Jurors lending their time and expertise for solving disputes will get arbitration fees. Who will pay the arbitration fee depends on what was agreed in the contract. It could be the losing party, the cost could be shared by both parties, or any other arrangement.
It is important to note that these experts are not employees of Kleros. They don’t have any formal relationship with Kleros. They are experts who self-select into disputes by using a token called pinakion (based on an ID token that the Ancient Greek had). Kleros draws jurors randomly from all the users who activated their tokens.
Do you think your solution poses a challenge to the current legal system or is it rather complementary with it and will cover only limited areas?
FA: It is definitely complementary. Kleros is the best thing that could happen to existing legal systems, because it will solve a big number of disputes where traditional judicial systems don’t work.

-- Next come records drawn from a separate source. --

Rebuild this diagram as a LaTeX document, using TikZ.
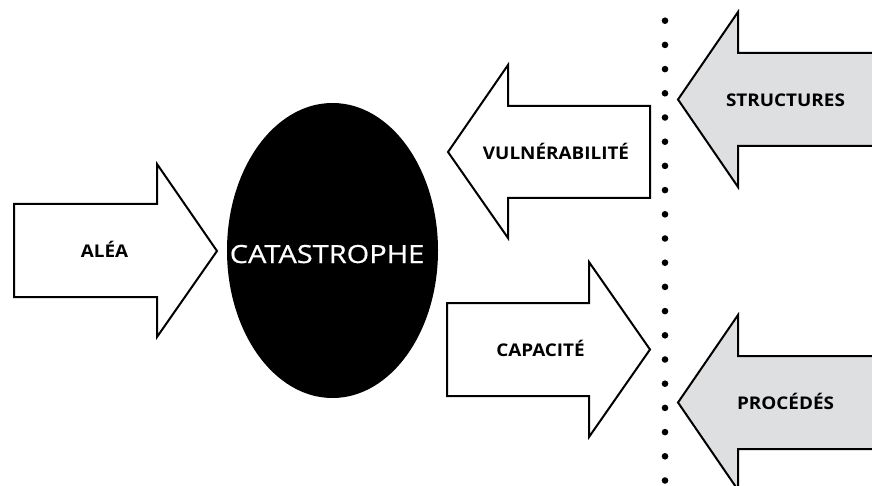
\documentclass[tikz,border=0pt]{standalone}
\usepackage{fontspec}
\setmainfont{Open Sans}
\newfontfamily\labelfont[FakeStretch=1.08]{Open Sans}
\newfontfamily\titlefont[FakeStretch=1.16,FakeBold=0.6]{Open Sans}
\begin{document}
\begin{tikzpicture}[x=1pt,y=-1pt,
  outline/.style={draw=black,line width=2pt,line join=miter},
  plainfill/.style={outline,fill=white},
  greyfill/.style={outline,fill=paleGrey},
  lbl/.style={font=\labelfont\fontsize{17.5}{19}\selectfont\bfseries,
    anchor=base,inner sep=0pt},
  dot/.style={fill=black,draw=none}]
\definecolor{paleGrey}{RGB}{222,223,225}
\useasboundingbox (0,0) rectangle (872,486);
\clip (0,0) rectangle (872,486);

% hazard arrow pointing into the ellipse
\draw[plainfill] (14,204) -- (157,204) -- (157,164) -- (217,251) -- (157,337)
  -- (157,297) -- (14,297) -- cycle;
\node[lbl] (alea) at (104.5,257.5) {ALÉA};

% central event
\fill (332.5,250.5) ellipse [x radius=105.5, y radius=147.5];
\node[font=\titlefont\fontsize{25}{28}\selectfont,
  text=white,anchor=base,inner sep=0pt] (cata) at (327,263) {CATASTROPHE};

% vulnerability arrow pointing left
\draw[plainfill] (650,106) -- (508,106) -- (508,65) -- (448,152) -- (508,238)
  -- (508,198) -- (650,198) -- cycle;
\node[lbl] (vuln) at (556,160) {VULNÉRABILITÉ};

% capacity arrow pointing right
\draw[plainfill] (447,303) -- (589,303) -- (589,262) -- (650,349.5) -- (589,437)
  -- (589,396) -- (447,396) -- cycle;
\node[lbl] (capa) at (540.5,356) {CAPACITÉ};

% dotted separator
\foreach \k in {0,...,19}
  \fill[dot] (665,20.7+24.2*\k) circle [radius=3.3];

% structural factors
\draw[greyfill] (890,53) -- (738,53) -- (738,12) -- (678,99.5) -- (738,187)
  -- (738,146) -- (890,146) -- cycle;
\node[lbl] (struct) at (785.5,106.7) {STRUCTURES};

% procedural factors
\draw[greyfill] (890,356) -- (738,356) -- (738,315) -- (678,402.5) -- (738,490)
  -- (738,449) -- (890,449) -- cycle;
\node[lbl] (proc) at (785.5,409) {PROCÉDÉS};
\end{tikzpicture}
\end{document}
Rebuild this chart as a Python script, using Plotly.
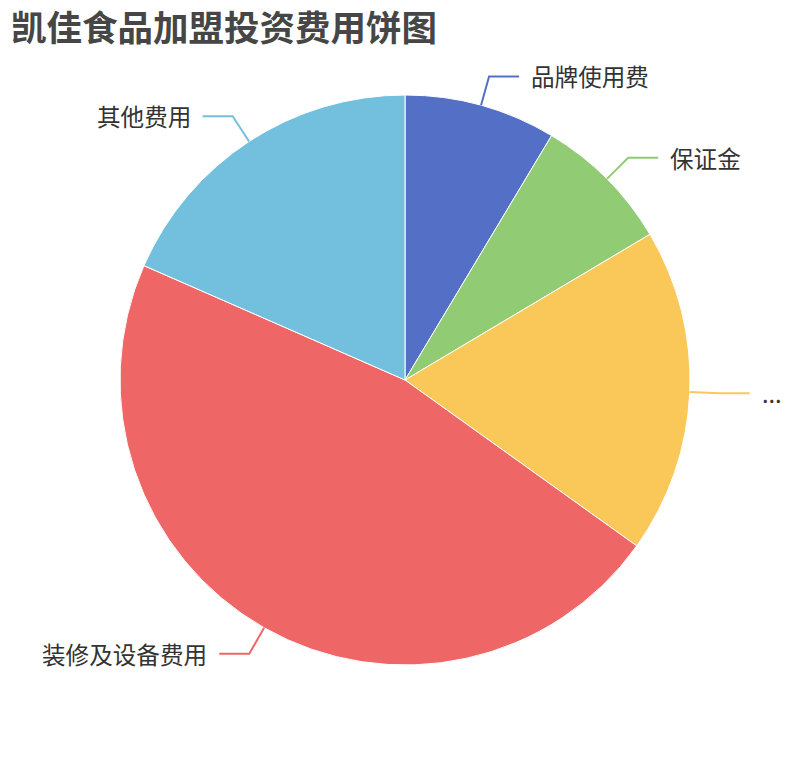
import math
import plotly.graph_objects as go

# 数据
labels = ["品牌使用费", "保证金", "...", "装修及设备费用", "其他费用"]
values = [3.5, 3.2, 7.5, 19, 7.5]
colors = ["#5470c6", "#91cc75", "#fac858", "#ee6666", "#73c0de"]

W, H = 802, 752                # 页面自带 8px 边距
cx, cy, R = 397, 372, 285      # 饼图中心和半径(像素)
len1, len2, gap = 30, 30, 10   # 引导线长度

fig = go.Figure(go.Pie(
    labels=labels,
    values=values,
    sort=False,
    direction="clockwise",
    rotation=0,
    textinfo="none",
    hoverinfo="label+value+percent",
    marker=dict(colors=colors, line=dict(color="white", width=1)),
    domain=dict(x=[(cx - R) / W, (cx + R) / W], y=[(H - cy - R) / H, (H - cy + R) / H]),
    showlegend=False,
))

def px2paper(x, y):
    return x / W, 1 - y / H

# 引导线和标签
total = sum(values)
acc = 0
shapes = []
annotations = []
for lab, val, col in zip(labels, values, colors):
    mid = (acc + val / 2) / total * 2 * math.pi
    acc += val
    s, c = math.sin(mid), math.cos(mid)
    x0, y0 = cx + R * s, cy - R * c
    x1, y1 = cx + (R + len1) * s, cy - (R + len1) * c
    side = 1 if s >= 0 else -1
    x2 = x1 + side * len2
    pts = [px2paper(x0, y0), px2paper(x1, y1), px2paper(x2, y1)]
    path = "M {} {} L {} {} L {} {}".format(*[v for p in pts for v in p])
    shapes.append(dict(type="path", path=path, xref="paper", yref="paper",
                       line=dict(color=col, width=2)))
    tx, ty = px2paper(x2 + side * gap, y1)
    annotations.append(dict(
        text=lab, x=tx, y=ty, xref="paper", yref="paper",
        xanchor="left" if side > 0 else "right", yanchor="middle",
        showarrow=False, font=dict(size=23.6, color="#333333"),
    ))

# 标题
tx, ty = px2paper(1, 17)
annotations.append(dict(
    text="<b>凯佳食品加盟投资费用饼图</b>", x=tx, y=ty,
    xref="paper", yref="paper", xanchor="left", yanchor="middle",
    showarrow=False, font=dict(size=35.5, color="#464646"),
))

fig.update_layout(
    width=W, height=H,
    margin=dict(l=0, r=0, t=0, b=0),
    paper_bgcolor="white",
    plot_bgcolor="white",
    font=dict(family="Noto Sans CJK SC, sans-serif"),
    shapes=shapes,
    annotations=annotations,
)

fig.write_html("out.html")
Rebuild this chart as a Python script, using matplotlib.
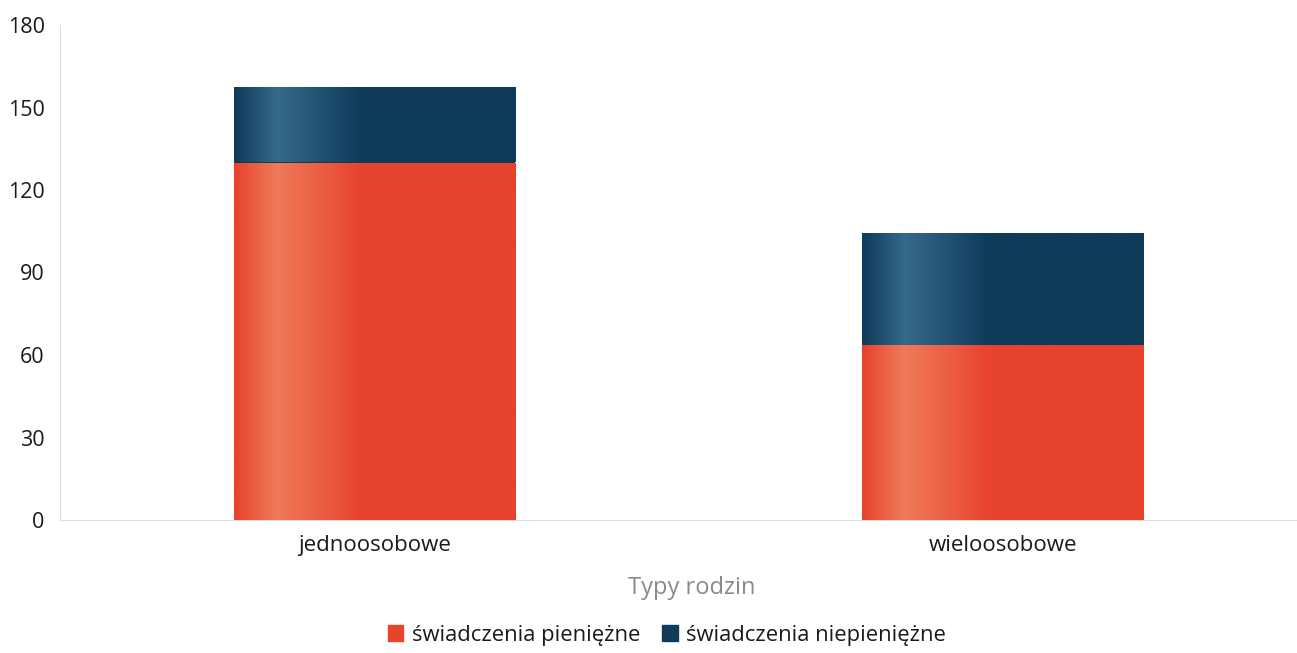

It’s just too expensive for taxpayers to have courts ruling small disputes. It doesn’t make any sense to have courts ruling cases such as a $400 car crash, a $100 claim between a user and a telecommunications provider, and also the software dispute case. There many other use cases where traditional courts can’t provide solutions.
This is going to get much worse before it gets better. The world is experiencing an accelerated pace of globalization and digitalization. A growing number of transactions are conducted online between people from all over the world. It is estimated that disputes arise in 3 to 5% of online transactions, totaling over seven hundred million in 2015 alone (Katsh and Rabinovich-Einy 2017: p. 67).
Kleros has to solve this disputes, so judges can use their time to adjudicate more complex disputes. Citizens will benefit greatly, by having faster and cheaper access to justice. As cryptocurrencies are enabling banking for the unbanked, Kleros will enable “justice for the unjusticed”.